Born in the 1970s, in a 150 square foot space under the basement stairs of Simpson United Methodist Church, Simpson Food Pantry has always been a critical resource in the Whittier neighborhood of South Minneapolis. The beautiful—but crumbling—nearly-140-year-old structure was at a crossroads and its leaders had a critical decision to make: spend every last penny on repairs or reimagine the future of the food shelf operations in a new location.
A shelter without a food shelf
Since repairing the church building was deemed unsustainable, the church was slated for demolition. And in a gesture rich with compassion, the building was donated to Simpson Housing with plans to rebuild the shelter into a new, state-of-the-art facility in the same location. But with that rebuild came a somewhat smaller footprint, one that left the space without a food shelf—and the food shelf without a space.
Nowhere to move
As plans for demolition took shape, Simpson Food Pantry reached out to FFEN to help them navigate their uncertain future. FFEN was there to offer guidance on new, cost-effective solutions for creating a safe and welcoming space for its food shelf operations, and to ensure that it maintained its reputation as a dependable and trusted resource in a community full of need.
Finding a building with the right specifications and geographic location to continue to serve its shoppers has not been an easy task for Simpson Food Pantry, committed to serving its patrons seamlessly through a time of transition. So how does an established, beloved and necessary community resource move forward with no place to move?
Source + Simpson = the marriage of two food shelves
Collaboration and coordination are often efficient and strategic decisions within a community, and finding an appropriate partner with similar goals was an aspiration for Simpson. Enter Source MN to make those aspirations a reality. Source has been serving at-risk and unreached individuals with a food shelf, community meals, and other spiritual and emotional support services and programs in Minneapolis for several decades. Combining forces and working toward achieving the same goals is one creative solution to tackling the challenge of finding the perfect physical space. As partners, Simpson Food Pantry would be able to utilize space within Source MN’s facility, working its food distribution and open hours schedules around Source’s hours of operation.
And now the dust is settled
With saying goodbye to Simpson United Methodist Church and their relocation in the rearview, Simpson Food Pantry is happily beginning to settle into their new home with Source MN. They are still serving a walk-in population while continuing to shift some of their distribution hours. They are grateful to see the return of many of their regular guests who are adapting to their new processes, hours and location. And they are now serving close to 500 families each week on Tuesdays and Wednesdays alone and another nearly 300 families on two Saturdays per month.
There is still much to be done. With a new slate of board members beginning their terms, Simpson is looking ahead at what is to come, with researching and establishing a dedicated fiscal sponsorship at the top of their list. In addition, they want to focus on their Latino community, providing them with the culturally-relevant foods they require and Spanish speaking resources to support them into the future. FFEN continues to support Simpson with their efforts.

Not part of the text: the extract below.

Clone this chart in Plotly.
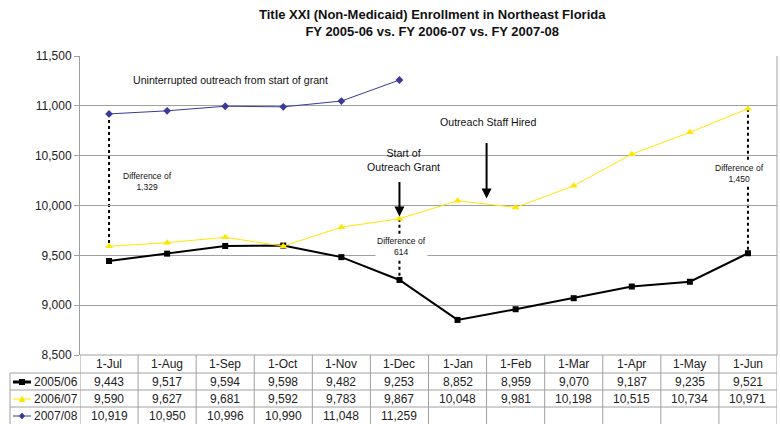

Source + Simpson are excited about the possibilities for co-branding and publicizing their new and unique partnership and finding innovative ways to communicate about this new venture to their food shelf guests and the broader community. They continue to explore sharing resources and responsibilities, fundraising, storage and all that goes along with a good partnership. And when two partners share the same mission—namely to end food insecurity in their South Minneapolis neighborhood—the outcome can only be positive.